Now, you go to the chart that comes with the tester to determine what your problem area is.  When the cylinder is pressurized with shop air, you can also LISTEN to where the air is escaping.  Such as :

 

rings: remove oil fill cap and listen

exhaust valve/guide:  hear at tailpipe

intake valve/guide:  hear thru throttle body

It is oil fouling plug and is a REOCCURING PROBLEM which you seem to miss here. It could check fair to could and still have bad valve guides duh.... IT has never been fixed correctly from day one because it was never properly insepted and you never will either without a proper visual inspection of that bank. It is just plan dreaming and I can tell that you have not dealt first hand with problems like this. Experiance tells you when to tear down and when to look elsewhere and this is not the time to look elsewhere or for other causes. Once again, if this was not a reoccuring problem, I would go for test but it is not the case here. There is a track record here. Give me about 5 minutes with head of and I will tell you EXACTLY what needs to be fixed!

Posted
...or he can just bring it back to the dealer and THEY can fix it; maybe for free.
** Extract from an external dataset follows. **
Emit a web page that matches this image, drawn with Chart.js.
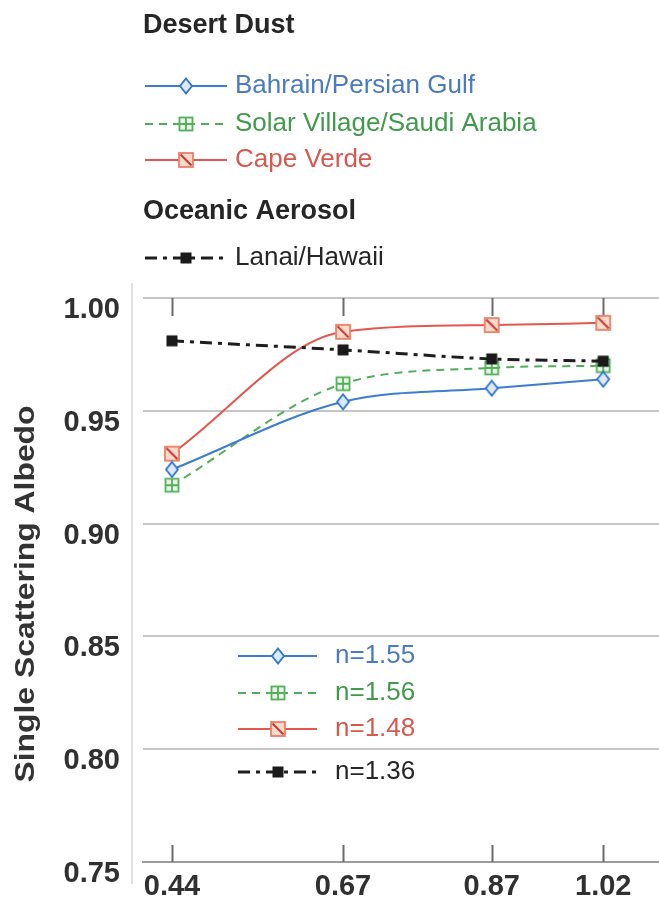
<!DOCTYPE html>
<html>
<head>
<meta charset="utf-8">
<script src="https://cdn.jsdelivr.net/npm/chart.js@4/dist/chart.umd.min.js"></script>
<style>
  html, body { margin: 0; padding: 0; background: #fff; }
  canvas { display: block; }
</style>
</head>
<body>
<canvas id="albedo" width="659" height="900"></canvas>
<script>
// Wavelength (µm) of each measurement
const wavelengths = [0.44, 0.67, 0.87, 1.02];

// Single scattering albedo per site
const bahrain      = [0.924, 0.954, 0.960, 0.964];
const solarVillage = [0.917, 0.962, 0.969, 0.970];
const capeVerde    = [0.931, 0.985, 0.988, 0.989];
const lanai        = [0.981, 0.977, 0.973, 0.972];

const siteNames   = ['Bahrain/Persian Gulf', 'Solar Village/Saudi Arabia', 'Cape Verde', 'Lanai/Hawaii'];
const indexLabels = ['n=1.55', 'n=1.56', 'n=1.48', 'n=1.36'];
const groupTitles = ['Desert Dust', 'Oceanic Aerosol'];
const yTitle      = 'Single Scattering Albedo';
const yTickValues = [0.75, 0.80, 0.85, 0.90, 0.95, 1.00];

const FONT = '"Liberation Sans", Arial, Helvetica, sans-serif';

// Small bitmap markers used both on the curves and in the keys
function makeMarker(kind, stroke, fill, accent) {
  const s = 18;
  const c = document.createElement('canvas');
  c.width = s; c.height = s;
  const g = c.getContext('2d');
  const m = s / 2;
  g.lineWidth = 1.8;
  g.strokeStyle = stroke;
  g.fillStyle = fill;
  if (kind === 'diamond') {
    g.beginPath();
    g.moveTo(m, 1.5); g.lineTo(m + 6, m); g.lineTo(m, s - 1.5); g.lineTo(m - 6, m);
    g.closePath(); g.fill(); g.stroke();
  } else if (kind === 'grid') {
    g.fillRect(2.5, 2.5, 13, 13);
    g.strokeRect(2.5, 2.5, 13, 13);
    g.beginPath();
    g.moveTo(m, 2.5); g.lineTo(m, 15.5);
    g.moveTo(2.5, m); g.lineTo(15.5, m);
    g.stroke();
  } else if (kind === 'slash') {
    g.fillRect(2, 2, 14, 14);
    g.strokeRect(2, 2, 14, 14);
    g.strokeStyle = accent;
    g.lineWidth = 2;
    g.beginPath(); g.moveTo(3.5, 3.5); g.lineTo(14.5, 14.5); g.stroke();
  } else if (kind === 'solid') {
    g.fillStyle = stroke;
    g.fillRect(3.5, 3.5, 11, 11);
  }
  return c;
}

const series = [
  { name: siteNames[3], n: indexLabels[3], values: lanai,
    line: '#1e1e1e', text: '#262626', width: 3, dash: [12, 6, 4, 6],
    marker: makeMarker('solid', '#1a1a1a') },
  { name: siteNames[0], n: indexLabels[0], values: bahrain,
    line: '#3c7dd0', text: '#4a7bc2', width: 2, dash: [],
    marker: makeMarker('diamond', '#2f74cc', '#dbe9f9') },
  { name: siteNames[1], n: indexLabels[1], values: solarVillage,
    line: '#4fae57', text: '#3f9a4b', width: 2, dash: [8, 6],
    marker: makeMarker('grid', '#52b05a', '#eaf6e8') },
  { name: siteNames[2], n: indexLabels[2], values: capeVerde,
    line: '#e5574c', text: '#d9574d', width: 2, dash: [],
    marker: makeMarker('slash', '#ea7f68', '#fcdacb', '#c8392d') }
];

const datasets = series.map(s => ({
  label: s.name,
  data: wavelengths.map((x, i) => ({ x: x, y: s.values[i] })),
  borderColor: s.line,
  borderWidth: s.width,
  borderDash: s.dash,
  pointStyle: s.marker,
  pointRadius: 9,
  cubicInterpolationMode: 'monotone',
  fill: false
}));

function byName(name) { return series.find(s => s.name === name); }

function drawSample(ctx, s, x0, x1, y) {
  ctx.save();
  ctx.strokeStyle = s.line;
  ctx.lineWidth = s.width;
  ctx.setLineDash(s.dash);
  ctx.beginPath();
  ctx.moveTo(x0, y);
  ctx.lineTo(x1, y);
  ctx.stroke();
  ctx.setLineDash([]);
  const mx = Math.round((x0 + x1) / 2);
  ctx.drawImage(s.marker, mx - s.marker.width / 2, y - s.marker.height / 2);
  ctx.restore();
}

// Site key above the plot, index-of-refraction key inside it, y title, inward ticks
const decorations = {
  id: 'decorations',
  beforeDatasetsDraw(chart) {
    const ctx = chart.ctx;
    const area = chart.chartArea;
    const xs = chart.scales.x;
    ctx.save();
    // faint vertical axis rule beside the tick labels
    ctx.strokeStyle = '#d9d9d9';
    ctx.lineWidth = 1.5;
    ctx.beginPath();
    ctx.moveTo(132, 283);
    ctx.lineTo(132, 884);
    ctx.stroke();
    // tick marks pointing into the plot from top and bottom
    ctx.strokeStyle = '#6a6a6a';
    ctx.lineWidth = 2;
    wavelengths.forEach(w => {
      const px = Math.round(xs.getPixelForValue(w)) + 0.5;
      ctx.beginPath();
      ctx.moveTo(px, area.top);
      ctx.lineTo(px, area.top + 18);
      ctx.moveTo(px, area.bottom);
      ctx.lineTo(px, area.bottom - 17);
      ctx.stroke();
    });
    ctx.restore();
  },
  afterDraw(chart) {
    const ctx = chart.ctx;
    ctx.save();
    ctx.textBaseline = 'middle';
    ctx.textAlign = 'left';

    // group headings
    ctx.fillStyle = '#262626';
    ctx.font = 'bold 27px ' + FONT;
    ctx.fillText(groupTitles[0], 143, 26);
    ctx.fillText(groupTitles[1], 143, 212);

    // site key
    ctx.font = '26px ' + FONT;
    const topRows = [
      { s: byName(siteNames[0]), y: 86 },
      { s: byName(siteNames[1]), y: 124 },
      { s: byName(siteNames[2]), y: 160 },
      { s: byName(siteNames[3]), y: 258 }
    ];
    topRows.forEach(r => {
      drawSample(ctx, r.s, 145, 227, r.y);
      ctx.fillStyle = r.s.text;
      ctx.fillText(r.s.name, 235, r.y);
    });

    // refractive index key
    const innerRows = [
      { s: byName(siteNames[0]), y: 656 },
      { s: byName(siteNames[1]), y: 693 },
      { s: byName(siteNames[2]), y: 729 },
      { s: byName(siteNames[3]), y: 772 }
    ];
    innerRows.forEach(r => {
      drawSample(ctx, r.s, 238, 317, r.y);
      ctx.fillStyle = r.s.text;
      ctx.fillText(r.s.n, 335, r.y);
    });

    // y-axis title
    ctx.translate(27, 594);
    ctx.rotate(-Math.PI / 2);
    ctx.scale(1.18, 1);
    ctx.textAlign = 'center';
    ctx.fillStyle = '#333';
    ctx.font = 'bold 27px ' + FONT;
    ctx.fillText(yTitle, 0, 0);
    ctx.restore();
  }
};

new Chart(document.getElementById('albedo'), {
  type: 'line',
  data: { datasets: datasets },
  options: {
    responsive: false,
    animation: false,
    devicePixelRatio: 1,
    events: [],
    layout: { autoPadding: false, padding: { top: 298, left: 0, right: 0, bottom: 0 } },
    plugins: { legend: { display: false }, tooltip: { enabled: false } },
    scales: {
      x: {
        type: 'linear',
        min: 0.401,
        max: 1.095,
        afterBuildTicks: s => { s.ticks = wavelengths.map(v => ({ value: v })); },
        afterFit: s => { s.height = 38; s.paddingLeft = 0; s.paddingRight = 0; },
        grid: { display: false, drawTicks: false },
        border: { display: true, color: '#9c9c9c', width: 2 },
        ticks: {
          padding: 8,
          autoSkip: false,
          maxRotation: 0,
          color: '#303030',
          font: { family: FONT, size: 29, weight: 'bold' },
          callback: v => Number(v).toFixed(2)
        }
      },
      y: {
        min: 0.75,
        max: 1.00,
        afterBuildTicks: s => { s.ticks = yTickValues.map(v => ({ value: v })); },
        afterFit: s => { s.width = 143; s.paddingTop = 0; s.paddingBottom = 0; },
        grid: { color: '#c6c6c6', lineWidth: 2, drawTicks: false },
        border: { display: false },
        ticks: {
          padding: 23,
          labelOffset: 12,
          color: '#303030',
          font: { family: FONT, size: 29, weight: 'bold' },
          callback: v => Number(v).toFixed(2)
        }
      }
    }
  },
  plugins: [decorations]
});
</script>
</body>
</html>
They did have this engine torn down twice: should be a no-charge fix. :chevy:

On a 90' model they'd probably look at him like he was :eek:

Posted

On a 90' model they'd probably look at him like he was  :chevy:

I'm with you..... when did the dealer do the work???? 200,000 miles ago? :eek:

The owner will foot bill on this job for sure and I would not take it to the place that they never fixed it right at to begin with either.